What is the total amount NEXTDC is raising and how is it structured?
NEXTDC is raising a total of A$2.2 billion, comprising a fully underwritten A$1.5 billion equity entitlement offer and a A$700 million expansion of its hybrid securities programme. The equity offer is structured as a 1-for-5.4 pro-rata accelerated non-renounceable entitlement offer priced at A$12.70 per share, representing an 8.6% discount to the theoretical ex-rights price.
What triggered this massive capital raise by NEXTDC?
The capital raise was triggered by unprecedented demand growth, with NEXTDC's pro forma contracted utilisation jumping 250 megawatts in a single quarter between December 2025 and 31 March 2026. This represented a 60% increase to reach 667MW, accompanied by an 83% surge in the forward order book to 544MW, primarily driven by hyperscale cloud providers and AI infrastructure customers.
How will NEXTDC use the proceeds from this capital raise?

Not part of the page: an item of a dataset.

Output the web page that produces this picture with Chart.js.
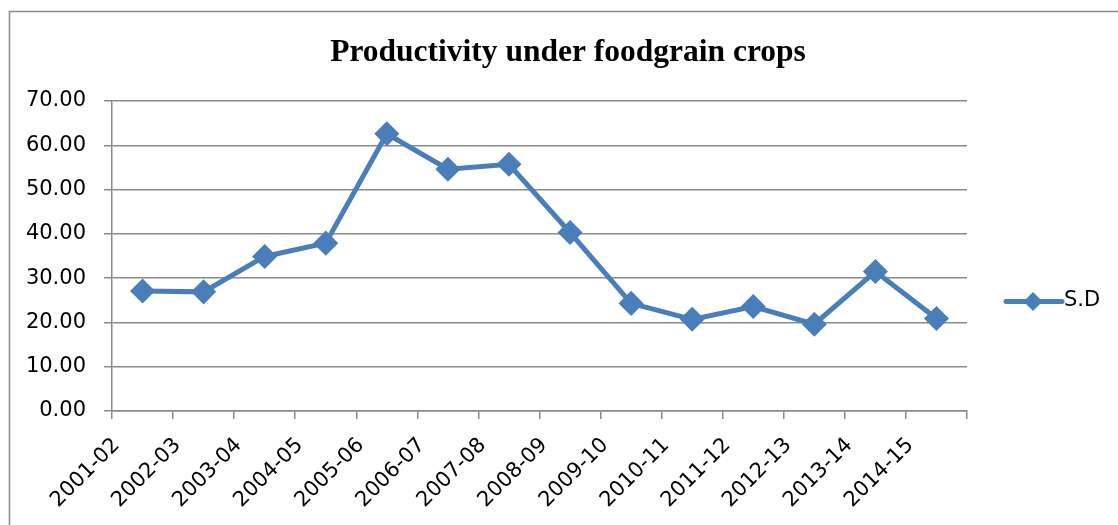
<!DOCTYPE html>
<html>
<head>
<meta charset="utf-8">
<script src="https://cdn.jsdelivr.net/npm/chart.js@4.4.1/dist/chart.umd.min.js"></script>
<style>
  html, body { margin: 0; padding: 0; background: #ffffff; }
  #wrap { width: 1118px; height: 525px; position: relative; }
</style>
</head>
<body>
<div id="wrap"><canvas id="c" width="1118" height="525"></canvas></div>
<script>
const chartTitle = "Productivity under foodgrain crops";
const seriesName = "S.D";
const categories = ["2001-02","2002-03","2003-04","2004-05","2005-06","2006-07","2007-08","2008-09","2009-10","2010-11","2011-12","2012-13","2013-14","2014-15"];
const sdValues = [27.1, 26.9, 34.9, 37.9, 62.6, 54.6, 55.7, 40.3, 24.3, 20.7, 23.6, 19.6, 31.5, 20.9];
const yTicks = [0, 10, 20, 30, 40, 50, 60, 70];

const lineColor = "#4a7ebb";
const gridColor = "#8a8a8a";

const framePlugin = {
  id: "frame",
  beforeDraw(chart) {
    const ctx = chart.ctx;
    ctx.save();
    ctx.fillStyle = "#ffffff";
    ctx.fillRect(0, 0, chart.width, chart.height);
    ctx.strokeStyle = "#8a8a8a";
    ctx.lineWidth = 1.5;
    ctx.strokeRect(9.5, 11.5, 1300, 700);
    ctx.restore();
  }
};

const titlePlugin = {
  id: "customTitle",
  afterDraw(chart) {
    const ctx = chart.ctx;
    ctx.save();
    ctx.fillStyle = "#000000";
    ctx.font = "bold 31.5px 'Liberation Serif', 'Times New Roman', serif";
    ctx.textAlign = "center";
    ctx.textBaseline = "alphabetic";
    ctx.fillText(chartTitle, 568, 61);
    ctx.restore();
  }
};

const legendPlugin = {
  id: "customLegend",
  afterDraw(chart) {
    const ds = chart.data.datasets[0];
    const ctx = chart.ctx;
    const y = 301.5;
    const x0 = 1006, x1 = 1062;
    ctx.save();
    ctx.strokeStyle = ds.borderColor;
    ctx.lineWidth = 5;
    ctx.lineCap = "round";
    ctx.beginPath();
    ctx.moveTo(x0, y);
    ctx.lineTo(x1, y);
    ctx.stroke();
    ctx.fillStyle = ds.pointBackgroundColor;
    const cx = 1033, r = 9.5;
    ctx.beginPath();
    ctx.moveTo(cx, y - r);
    ctx.lineTo(cx + r, y);
    ctx.lineTo(cx, y + r);
    ctx.lineTo(cx - r, y);
    ctx.closePath();
    ctx.fill();
    ctx.fillStyle = "#000000";
    ctx.font = "21px 'DejaVu Sans'";
    ctx.textBaseline = "middle";
    ctx.textAlign = "left";
    ctx.fillText(ds.label, 1064, 300.5);
    ctx.restore();
  }
};

new Chart(document.getElementById("c"), {
  type: "line",
  data: {
    labels: categories,
    datasets: [{
      label: seriesName,
      data: sdValues,
      borderColor: lineColor,
      backgroundColor: lineColor,
      pointBackgroundColor: lineColor,
      pointBorderColor: lineColor,
      borderWidth: 5,
      pointStyle: "rectRot",
      pointRadius: 9,
      pointHoverRadius: 9,
      tension: 0,
      fill: false
    }]
  },
  options: {
    responsive: false,
    animation: false,
    devicePixelRatio: 1,
    layout: { padding: { left: 0, right: 151, top: 101, bottom: 0 } },
    plugins: {
      legend: { display: false },
      tooltip: { enabled: false },
      title: { display: false }
    },
    scales: {
      x: {
        type: "category",
        offset: true,
        grid: { offset: true, drawOnChartArea: false, drawTicks: true, tickLength: 8, color: gridColor, lineWidth: 1.5 },
        border: { display: true, color: gridColor, width: 1.5 },
        ticks: {
          color: "#000000",
          font: { family: "'DejaVu Sans'", size: 21 },
          minRotation: 45, maxRotation: 45,
          padding: 14,
          labelOffset: -26,
          autoSkip: false
        },
        afterFit(scale) { scale.height = 114; }
      },
      y: {
        min: 0, max: 70,
        afterBuildTicks(scale) { scale.ticks = yTicks.map(v => ({ value: v })); },
        grid: { color: gridColor, lineWidth: 1.5, tickLength: 8, drawTicks: true },
        border: { display: true, color: gridColor, width: 1.5 },
        ticks: {
          color: "#000000",
          font: { family: "'DejaVu Sans'", size: 21 },
          padding: 18,
          callback: (v) => Number(v).toFixed(2)
        },
        afterFit(scale) { scale.width = 112; }
      }
    }
  },
  plugins: [framePlugin, titlePlugin, legendPlugin]
});
</script>
</body>
</html>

The primary use of proceeds is the accelerated development of S4, NEXTDC's data centre campus in Western Sydney, where the company intends to invest approximately A$1.5 billion through the end of financial year 2027. The capital will also fund general corporate purposes and position NEXTDC for potential strategic partnership transactions with private capital partners from 2027.